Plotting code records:
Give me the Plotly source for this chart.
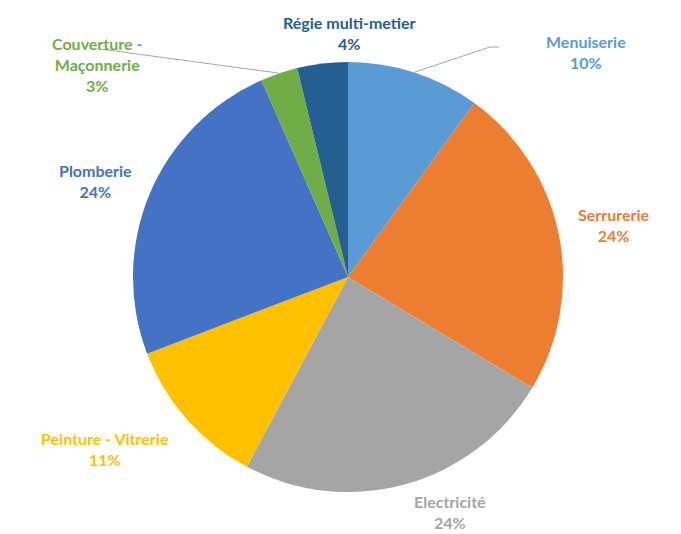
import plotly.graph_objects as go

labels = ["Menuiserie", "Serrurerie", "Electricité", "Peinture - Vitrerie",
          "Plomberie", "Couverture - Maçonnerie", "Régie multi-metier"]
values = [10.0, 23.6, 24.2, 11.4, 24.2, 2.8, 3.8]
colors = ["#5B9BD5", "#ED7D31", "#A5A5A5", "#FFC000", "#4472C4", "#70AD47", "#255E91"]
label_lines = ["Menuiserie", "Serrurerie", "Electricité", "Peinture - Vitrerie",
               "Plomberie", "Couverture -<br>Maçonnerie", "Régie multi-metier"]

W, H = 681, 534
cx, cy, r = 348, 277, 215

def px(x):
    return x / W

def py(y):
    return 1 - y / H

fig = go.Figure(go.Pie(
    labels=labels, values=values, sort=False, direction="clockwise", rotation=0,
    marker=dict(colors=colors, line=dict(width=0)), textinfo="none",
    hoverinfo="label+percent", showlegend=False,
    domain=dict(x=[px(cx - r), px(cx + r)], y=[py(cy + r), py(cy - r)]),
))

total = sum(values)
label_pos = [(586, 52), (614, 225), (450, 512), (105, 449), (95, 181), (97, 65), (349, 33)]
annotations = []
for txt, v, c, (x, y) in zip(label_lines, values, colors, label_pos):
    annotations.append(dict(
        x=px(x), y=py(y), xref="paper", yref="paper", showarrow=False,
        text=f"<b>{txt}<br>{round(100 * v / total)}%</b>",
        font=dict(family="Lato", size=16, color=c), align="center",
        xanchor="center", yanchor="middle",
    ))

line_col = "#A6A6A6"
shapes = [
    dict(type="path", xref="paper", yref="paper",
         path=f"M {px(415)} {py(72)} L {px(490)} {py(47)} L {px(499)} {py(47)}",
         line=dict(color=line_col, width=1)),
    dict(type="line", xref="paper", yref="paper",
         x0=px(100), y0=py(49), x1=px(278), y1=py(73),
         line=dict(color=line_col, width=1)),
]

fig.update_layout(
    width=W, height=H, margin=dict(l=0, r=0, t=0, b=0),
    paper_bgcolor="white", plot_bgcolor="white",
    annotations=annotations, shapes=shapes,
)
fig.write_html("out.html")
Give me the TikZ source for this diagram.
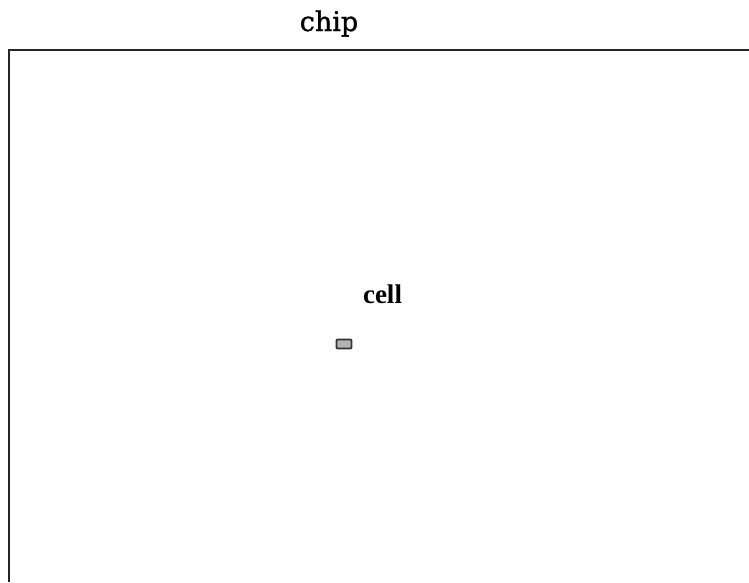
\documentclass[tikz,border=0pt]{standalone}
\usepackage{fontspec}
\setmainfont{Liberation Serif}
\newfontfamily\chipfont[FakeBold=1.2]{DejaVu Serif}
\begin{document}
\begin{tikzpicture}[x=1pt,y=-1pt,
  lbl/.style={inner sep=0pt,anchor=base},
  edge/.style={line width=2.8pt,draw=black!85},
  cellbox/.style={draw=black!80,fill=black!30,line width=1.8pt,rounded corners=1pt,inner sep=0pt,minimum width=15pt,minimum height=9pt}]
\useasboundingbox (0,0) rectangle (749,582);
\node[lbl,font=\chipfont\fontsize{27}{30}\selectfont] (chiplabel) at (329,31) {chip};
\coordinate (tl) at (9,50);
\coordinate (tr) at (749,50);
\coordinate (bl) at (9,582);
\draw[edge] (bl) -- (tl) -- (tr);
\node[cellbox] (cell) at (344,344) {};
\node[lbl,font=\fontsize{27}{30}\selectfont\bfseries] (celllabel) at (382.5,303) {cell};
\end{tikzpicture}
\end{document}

• **PROBLEM DETAILS**: Return, please, the exact lines from the beginning of the entries above through the line containing "import plotly.graph_objects as go", both included; pictures are left out.

• **SOLUTION TO THE PROBLEM**:
Give me the Plotly source for this chart.
import plotly.graph_objects as go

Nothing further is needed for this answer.